Dissension in the ranks

SAG's N.Y. board urges 'no' vote on strike; Rosenberg calls it 'subversive'

The AMPTP and SAG's New York board are applying added pressure on guild members to vote against a strike authorization.

As AMPTP president Nick Counter sent a letter Friday to elected officials in several states making the case for its June 30 final offer, SAG's New York board was pushing back hard against guild leadership's recent announcement of the authorization vote set for next month.

SAG national president Alan Rosenberg said he was "shocked and troubled" by the actions of the New York board. He responded to the board's demand for an emergency meeting to appoint a new negotiating task force by saying he would call an emergency board meeting — not to discuss the New York board's demand but to address "this extraordinarily destructive and subversive action."

Separately, SAG announced a "solidarity campaign," pledging support for the strike-authorization vote and listing the names of 30 actors who have signed on. The list includes Mel Gibson, Ed Harris, Holly Hunter, Martin Sheen, Sandra Oh, Hal Holbrook, Dixie Carter, John Heard, Jerry O'Connell and Rob Morrow.

California, New York, Illinois and Michigan were the targets of Counter's missive. The states are notable not only for their Democratic tilt and relative support for labor organizations but also for their tax-incentive programs, which Hollywood increasingly uses. A halt to production in these states because of a strike would take away jobs and hurt the states' bottom lines.

"Astonishingly, SAG is demanding that working actors attempt to wipe away the consequences of SAG's failed negotiating strategy by authorizing a strike," Counter wrote. "This strike vote is remarkable because it comes at a time when prominent economists are saying that the current recession may turn out to be the longest and most painful downturn since the Great Depression. … SAG members are being asked to put themselves out of work over issues that have already been resolved by six other Hollywood guilds and unions."
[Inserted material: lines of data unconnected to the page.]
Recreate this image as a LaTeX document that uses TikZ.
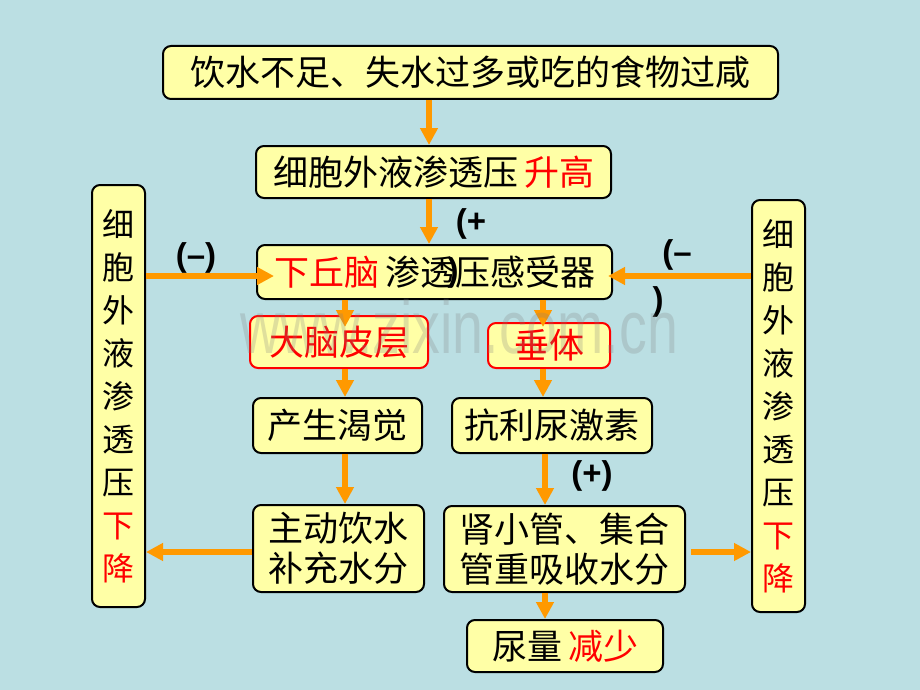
\documentclass[tikz,border=0pt]{standalone}
\usepackage{fontspec}
\setmainfont{Liberation Sans}
\newfontfamily\cjk{Noto Sans CJK SC}
\usetikzlibrary{arrows.meta,calc}
\definecolor{bgc}{RGB}{187,223,227}
\definecolor{boxy}{RGB}{255,255,166}
\definecolor{arrc}{RGB}{255,153,0}
\begin{document}
\begin{tikzpicture}[x=1pt,y=-1pt,
  box/.style={draw=black, line width=2pt, fill=boxy, rounded corners=8pt, inner sep=0pt,
    font=\cjk\fontsize{35}{40}\selectfont, align=center},
  rbox/.style={box, draw=red, text=red},
  vbox/.style={box, font=\cjk\fontsize{32}{43}\selectfont},
  arr/.style={draw=arrc, line width=5.5pt, -{Triangle[length=17pt,width=17pt]}},
  sign/.style={font=\bfseries\fontsize{33}{34}\selectfont, inner sep=0pt}
]
\fill[bgc] (0,0) rectangle (920,690);
\useasboundingbox (0,0) rectangle (920,690);

\node[box, minimum width=615pt, minimum height=53pt] (b1) at (470.5,72.5) {饮水不足、失水过多或吃的食物过咸};
\node[box, minimum width=355pt, minimum height=52pt] (b2) at (433.5,172) {细胞外液渗透压\hspace{6pt}\textcolor{red}{升高}};
\node[box, minimum width=355pt, minimum height=54pt] (b3) at (434.5,272) {\textcolor{red}{下丘脑}\hspace{6pt}渗透压感受器};
\node[vbox, minimum width=53pt, minimum height=422pt] (L) at (118.5,396) {细\\胞\\外\\液\\渗\\透\\压\\\textcolor{red}{下}\\\textcolor{red}{降}};
\node[vbox, minimum width=53pt, minimum height=412pt] (R) at (778.5,406) {细\\胞\\外\\液\\渗\\透\\压\\\textcolor{red}{下}\\\textcolor{red}{降}};
\node[rbox, minimum width=178pt, minimum height=52pt] (cortex) at (339,342) {大脑皮层};
\node[rbox, minimum width=122pt, minimum height=45pt] (pit) at (549,345.5) {垂体};
\node[box, minimum width=169pt, minimum height=55pt] (thirst) at (337.5,425.5) {产生渴觉};
\node[box, minimum width=171pt, minimum height=87pt] (drink) at (338.5,548.5) {主动饮水\\补充水分};
\node[box, minimum width=200pt, minimum height=55pt] (adh) at (552,425.5) {抗利尿激素};
\node[box, minimum width=241pt, minimum height=86pt] (kid) at (564.5,549) {肾小管、集合\\管重吸收水分};
\node[box, minimum width=196pt, minimum height=52pt] (urine) at (565,646) {尿量\hspace{6pt}\textcolor{red}{减少}};

\coordinate (xT) at (429,0);
\coordinate (xL) at (345,0);
\coordinate (xR) at (543,0);
\coordinate (xR2) at (545,0);
\coordinate (yA) at (0,276);
\coordinate (yB) at (0,552);

\draw[arr] (b1.south -| xT) -- (b2.north -| xT);
\draw[arr] (b2.south -| xT) -- (b3.north -| xT);
\draw[arr] (L.east |- yA) -- ($(b3.west |- yA)+(18,0)$);
\draw[arr] (R.west |- yA) -- ($(b3.east |- yA)+(-5,0)$);
\draw[arr] (b3.south -| xL) -- ($(cortex.north -| xL)+(0,12)$);
\draw[arr] (cortex.south -| xL) -- (thirst.north -| xL);
\draw[arr] (thirst.south -| xL) -- (drink.north -| xL);
\draw[arr] (b3.south -| xR) -- ($(pit.north -| xR)+(0,5)$);
\draw[arr] (pit.south -| xR) -- (adh.north -| xR);
\draw[arr] (adh.south -| xR2) -- (kid.north -| xR2);
\draw[arr] (kid.south -| xR2) -- (urine.north -| xR2);
\draw[arr] (drink.west |- yB) -- (L.east |- yB);
\draw[arr] ($(kid.east |- yB)+(5,0)$) -- (R.west |- yB);

\node[sign] (s1) at (471,224) {(+};
\node[sign] (s1b) at (453,273) {)};
\node[sign] (s2) at (196,258) {(–)};
\node[sign] (s3) at (677,255) {(–};
\node[sign] (s3b) at (658,302) {)};
\node[sign] (s4) at (592,476) {(+)};

\node[opacity=0.25, text=gray, font=\fontsize{75}{75}\selectfont, xscale=0.74, anchor=base] (wm) at (459,353) {www.zixin.com.cn};
\end{tikzpicture}
\end{document}
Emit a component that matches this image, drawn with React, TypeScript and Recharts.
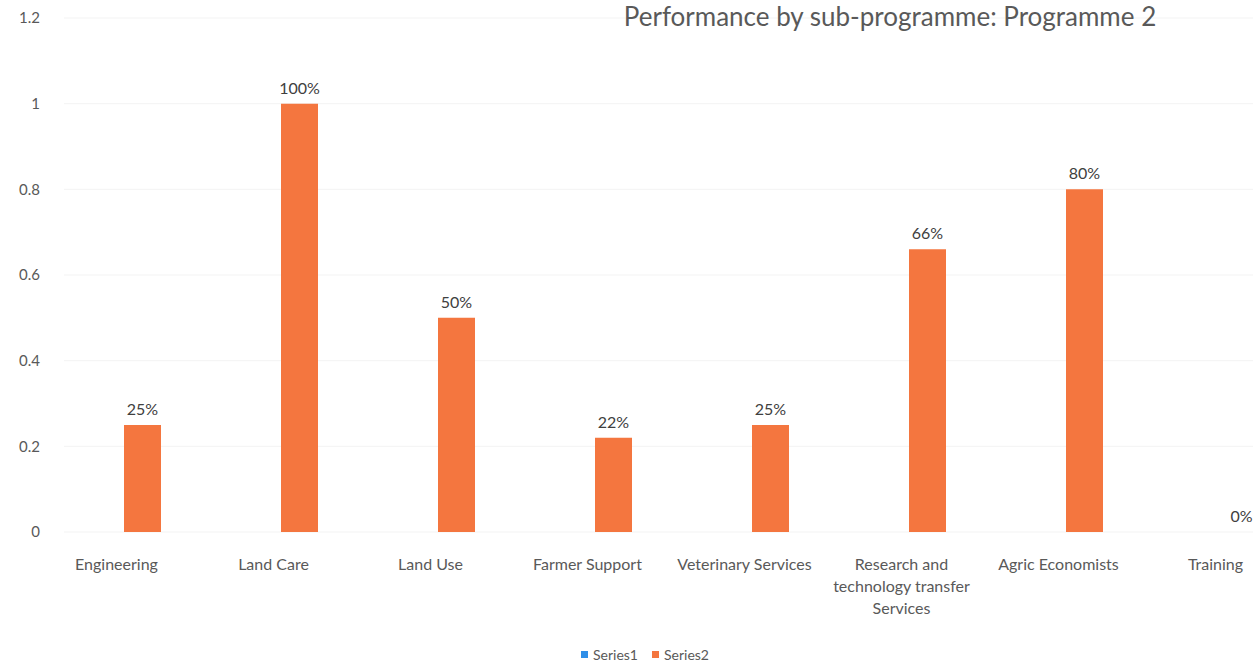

Meanwhile, in the midst of SAG leadership meetings this week with publicists, managers, agents and actors as part of a campaign to persuade them of the need to vote "yes" on a strike authorization, the guild's New York board continued its rogue ways.

Long critical of the current hard-line tactics, the more moderate New York branch is ratcheting up pressure on Rosenberg and SAG chief negotiator Doug Allen to drop the vote, replace the negotiating committee and get the AMPTP back to the table.

Rosenberg said the New York board's "action encourages and emboldens the AMPTP and seriously harms SAG members throughout the country. Apparently, some of the New York board members' responsibilities and obligations to SAG members come behind their own political agenda."

Keri Tombazian, a SAG member for 30 years and former board member, has launched a Web site in support of a "no" strike-authorization vote at sagdecision.com. Tombazian said he belives that the 75% "yes" vote required to authorize the national board to call a strike is far from a sure thing.

SAG will hold further educational meetings for its membership on both coasts today and Wednesday. Strike-authorization ballots are scheduled to be mailed out Jan. 2.

Jay A. Fernandez reported from Los Angeles; Andrew Salomon of Back Stage reported from New York.